Q: How would you like to be remembered?
RL: We hope people will like it, we’d like them to see it in a theater preferably. There might be some kid who’s too young for it now but will catch up with it later on DVD. These stories travel.
ZE: Orson Welles was so ahead of his time and took a lot of risks, so unafraid. I think that’s something that is a great way to be remembered. He pushed mediums forward; he reinvented three mediums before he was 26 years old.
CD: I love that line of Bowie’s, “It doesn’t matter who does it first; it matters who does it second.” The innovators are often overlooked because they prepare people to appreciate that idea later on.
Q: You achieved such an authentic backstage feeling in the movie.
ZE: Putting on a play and being part of a show, there’s no way to explain or condense it. You live the highest highs and lowest lows. You feel on top of the world.
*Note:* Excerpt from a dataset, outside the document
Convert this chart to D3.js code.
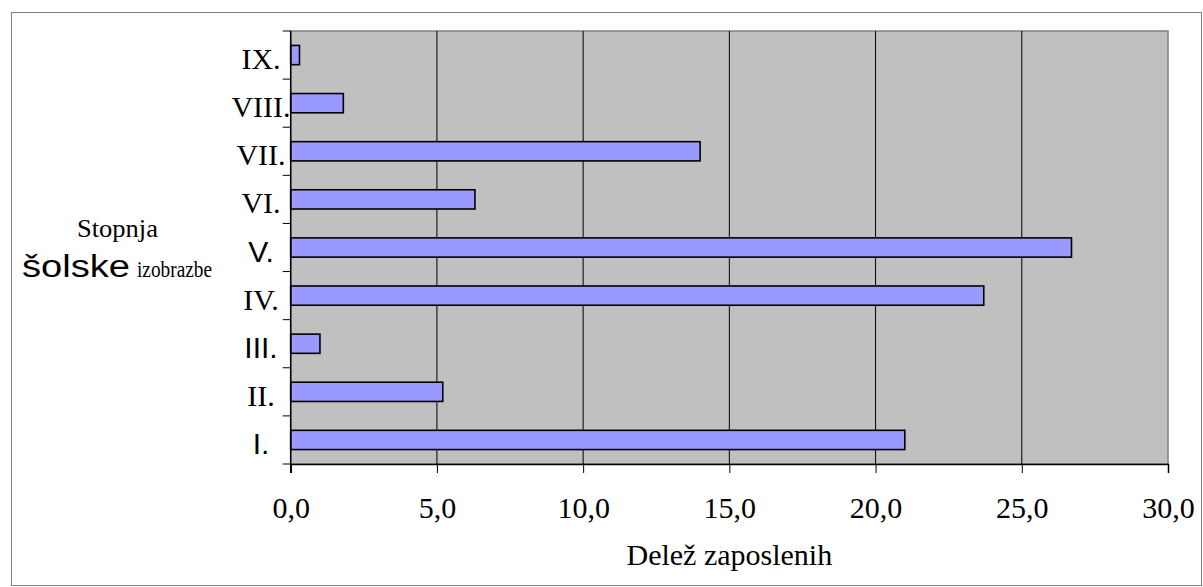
<!DOCTYPE html>
<html>
<head>
<meta charset="utf-8">
<script src="https://cdn.jsdelivr.net/npm/d3@7"></script>
<style>
  html, body { margin: 0; padding: 0; background: #fff; }
  svg { display: block; }
</style>
</head>
<body>
<svg id="chart" width="1203" height="587"></svg>
<script>
const categories = ["I.", "II.", "III.", "IV.", "V.", "VI.", "VII.", "VIII.", "IX."];
const values = [21.0, 5.2, 1.0, 23.7, 26.7, 6.3, 14.0, 1.8, 0.3];
const sansLabels = ["I.", "III.", "V."];
const xTicks = [0, 5, 10, 15, 20, 25, 30];
const xTitle = "Delež zaposlenih";
const yTitleLine1 = "Stopnja";
const yTitleLine2a = "šolske";
const yTitleLine2b = "izobrazbe";

const svg = d3.select("#chart");
const W = 1203, H = 587;
const plot = { left: 290.7, right: 1168, top: 31, bottom: 464 };
const serif = "'Liberation Serif', 'Times New Roman', serif";
const sans = "'Liberation Sans', Arial, sans-serif";

// outer border
svg.append("rect")
  .attr("x", 11.5).attr("y", 12.5)
  .attr("width", W - 13).attr("height", H - 14)
  .attr("fill", "#fff").attr("stroke", "#808080").attr("stroke-width", 1);

const x = d3.scaleLinear().domain([0, 30]).range([plot.left, plot.right]);
const y = d3.scaleBand().domain(categories.slice().reverse())
  .range([plot.top, plot.bottom]).paddingInner(0.6).paddingOuter(0.3);

// plot background
svg.append("rect")
  .attr("x", plot.left).attr("y", plot.top)
  .attr("width", plot.right - plot.left).attr("height", plot.bottom - plot.top)
  .attr("fill", "#C0C0C0").attr("stroke", "#808080").attr("stroke-width", 1.5);

// gridlines
svg.append("g").selectAll("line").data(xTicks.filter(t => t > 0 && t < 30)).join("line")
  .attr("x1", d => x(d)).attr("x2", d => x(d))
  .attr("y1", plot.top).attr("y2", plot.bottom)
  .attr("stroke", "#000").attr("stroke-width", 1);

// bars
svg.append("g").selectAll("rect").data(categories.map((c, i) => ({ c, v: values[i] }))).join("rect")
  .attr("x", x(0))
  .attr("y", d => y(d.c))
  .attr("width", d => x(d.v) - x(0))
  .attr("height", y.bandwidth())
  .attr("fill", "#9999FF").attr("stroke", "#000").attr("stroke-width", 1.6);

// x axis
const tickFs = 30;
const xAxis = d3.axisBottom(x).tickValues(xTicks).tickSize(9).tickPadding(518 - 464 - 9 - 0.71 * tickFs)
  .tickFormat(d => d3.format(".1f")(d).replace(".", ","));
const gx = svg.append("g").attr("transform", `translate(0,${plot.bottom})`).call(xAxis);
gx.select(".domain").attr("stroke", "#000").attr("stroke-width", 1.5);
gx.selectAll(".tick line").attr("stroke", "#000").attr("stroke-width", 1);
gx.selectAll(".tick text").attr("font-family", serif).attr("font-size", tickFs).attr("fill", "#000");

// y axis (category boundaries as ticks)
const boundaries = d3.range(categories.length + 1).map(i => plot.top + i * y.step());
svg.append("g").selectAll("line").data(boundaries).join("line")
  .attr("x1", plot.left - 8).attr("x2", plot.left)
  .attr("y1", d => d).attr("y2", d => d)
  .attr("stroke", "#000").attr("stroke-width", 1);
svg.append("line")
  .attr("x1", plot.left).attr("x2", plot.left)
  .attr("y1", plot.top).attr("y2", plot.bottom + 9)
  .attr("stroke", "#000").attr("stroke-width", 1.5);

// category labels
svg.append("g").selectAll("text").data(categories).join("text")
  .attr("x", 261)
  .attr("y", d => y(d) + y.bandwidth() / 2 + 14)
  .attr("text-anchor", "middle")
  .attr("font-family", d => sansLabels.includes(d) ? sans : serif)
  .attr("font-size", 30).attr("fill", "#000")
  .text(d => d);

// x title
svg.append("text")
  .attr("x", (plot.left + plot.right) / 2).attr("y", 565)
  .attr("text-anchor", "middle")
  .attr("font-family", serif).attr("font-size", 30).attr("fill", "#000")
  .text(xTitle);

// y title
svg.append("text")
  .attr("x", 77).attr("y", 237)
  .attr("font-family", serif).attr("font-size", 26).attr("fill", "#000")
  .attr("textLength", 81).attr("lengthAdjust", "spacingAndGlyphs")
  .text(yTitleLine1);
svg.append("text")
  .attr("x", 22).attr("y", 277)
  .attr("font-family", sans).attr("font-size", 31).attr("fill", "#000")
  .attr("textLength", 108).attr("lengthAdjust", "spacingAndGlyphs")
  .text(yTitleLine2a);
svg.append("text")
  .attr("x", 137).attr("y", 277)
  .attr("font-family", serif).attr("font-size", 23).attr("fill", "#000")
  .attr("textLength", 75).attr("lengthAdjust", "spacingAndGlyphs")
  .text(yTitleLine2b);
</script>
</body>
</html>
It was interesting living in that world and re-creating the highlights of those moments, especially being directed by Orson Welles.
RL: But Christian McKay (who plays Welles) was the least experienced actor in the whole cast! He was the top dog but he would ask the most innocent questions.
ZE: He would even ask me questions!
RL: But it never seems out of the realm of possibility that even with so little film experience he would have a lead role in the film. That’s the Welles-ian element. And it’s not an imitation; it is a real performance.
Q: Did you do much research about Welles or the era?
CD: Like so many people, I discovered Welles in college, “Citizen Kane” in class. I definitely had an appreciation for him. And Rick made a care package for us of slang terms, a great compilation of songs from that time. I didn’t have to do a lot of research. My character was very relatable. But I was not the performer, more the Girl Friday, though she is starring in her own epic drama.
ZE: We had a pretty exciting time re-creating 1937 New York City in Pinewood Studios and we kind of felt we were living in that era. And we did talk about how my character would have admired Fred Astaire.